There is a particular quality of silence on Kaptai Lake just after sunrise — not the absence of sound exactly, but a compression of it. Water lapping against the hull. A rooster somewhere in the hills. The slow creak of a long-tail boat adjusting its nose against the current. I sat in the bow watching the mist dissolve off the surface, and for a long stretch of time I could not tell where the hills ended and their reflections began.

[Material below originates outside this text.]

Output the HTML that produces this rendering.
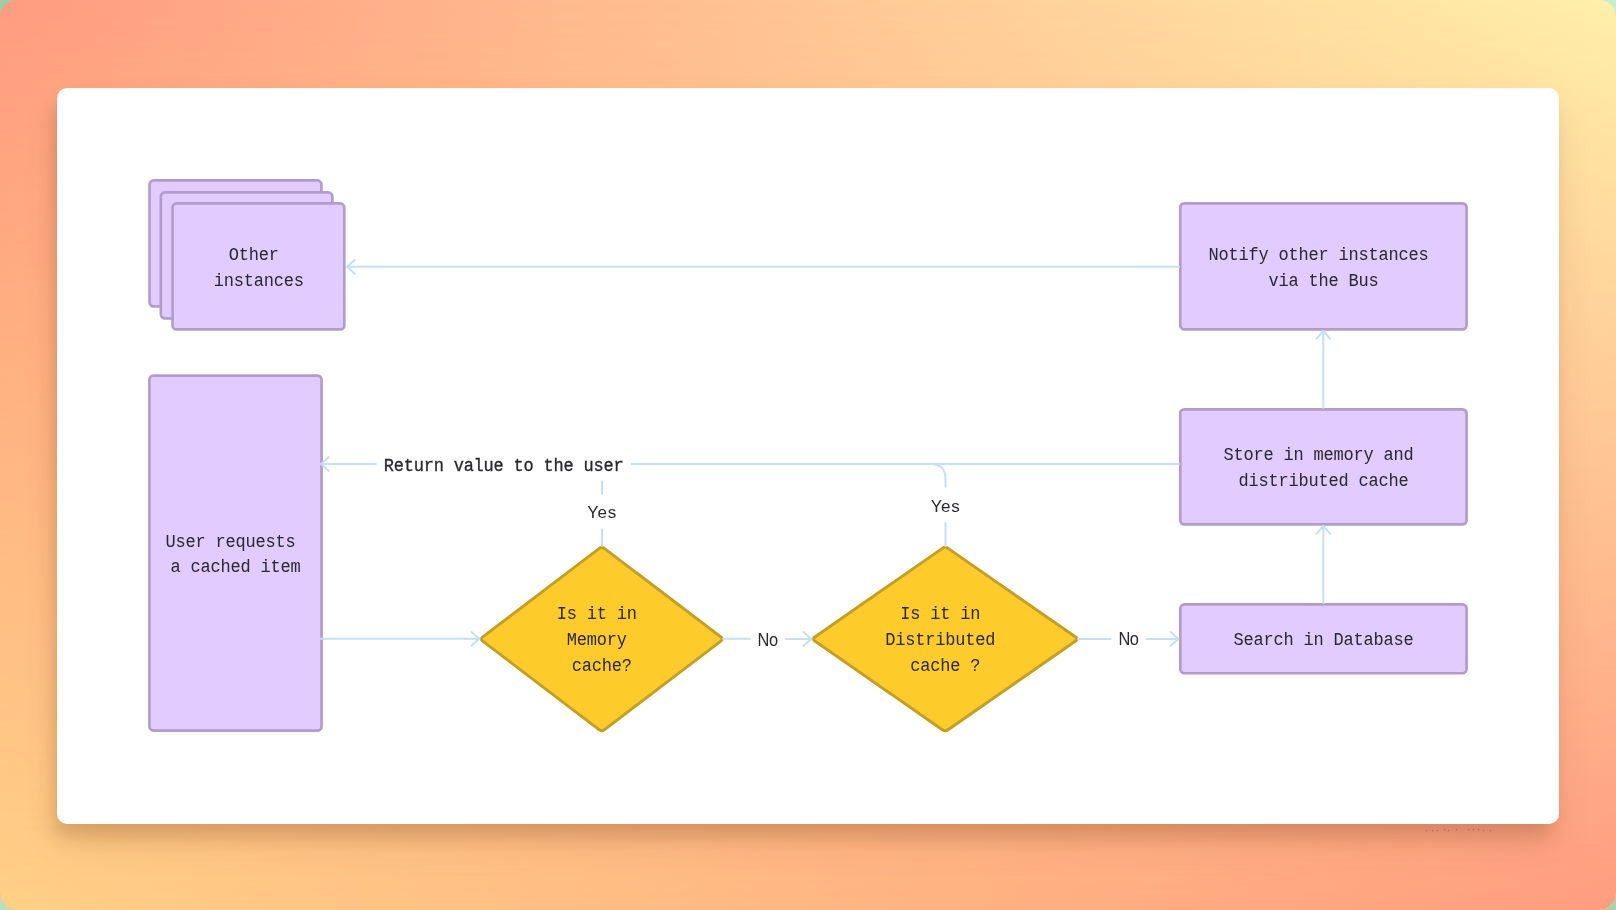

We had arrived in Rangamati town the evening before, crossing through the Chittagong Hill Tracts on a road that switchbacks through teak and banana groves before dropping suddenly onto the lakeside. The town itself is built on a narrow peninsula — Reserve Bazar on one end, DC Office Road threading through the middle — and at dusk the whole thing turns amber, fishing boats nosing in from the reservoir with their catch and children running across the suspension footbridge that connects the peninsula to the opposite bank.
Out on the Water
The real Rangamati is not the town. It is what lies out across the lake: Chakma villages balanced on bamboo stilts, reachable only by wooden engine boat hired from the Reserve Bazar ghat. Lia and I hired one for a full day and pushed out past the submerged valley — Kaptai Dam flooded it in 1960, and on low-water days you can still see the ghostly outlines of the old road beneath the surface, a pale scar running nowhere. The villages we stopped at had no road connection at all. Women wove on backstrap looms in the shade beneath their houses; children appeared at the edge of the dock to stare and then laugh and then disappear.
The Meal I Did Not Expect
The unexpected thing was lunch. I had anticipated eating at a tea stall, the kind of plain dal-bhat situation that serves you well enough anywhere in South Asia. Instead, the boatman’s cousin — we never fully established the relationship — guided us off a dock and up into a house where his mother produced bamboo shoot curry, smoked fish, and a fermented mustard leaf dish called nappi that hit the back of the palate like something ancient and deliberately difficult. Nothing on any menu. No price discussed until afterward. I ate three helpings and felt obscurely honored.
Rangamati trades in that kind of accidental grace. The Rajbari — the old Chakma raja’s palace — is modest, half-hidden behind bougainvillea on a hillock near the Tribal Cultural Institute. The institute itself is worth an hour: textiles, carved wood, photographs of a valley that no longer exists above water.
When to go: November through February offers the clearest skies and lowest humidity, with the reservoir at a navigable level and the forested hills still green from the monsoon. Avoid the height of the June–September rains, when boat travel becomes unpredictable.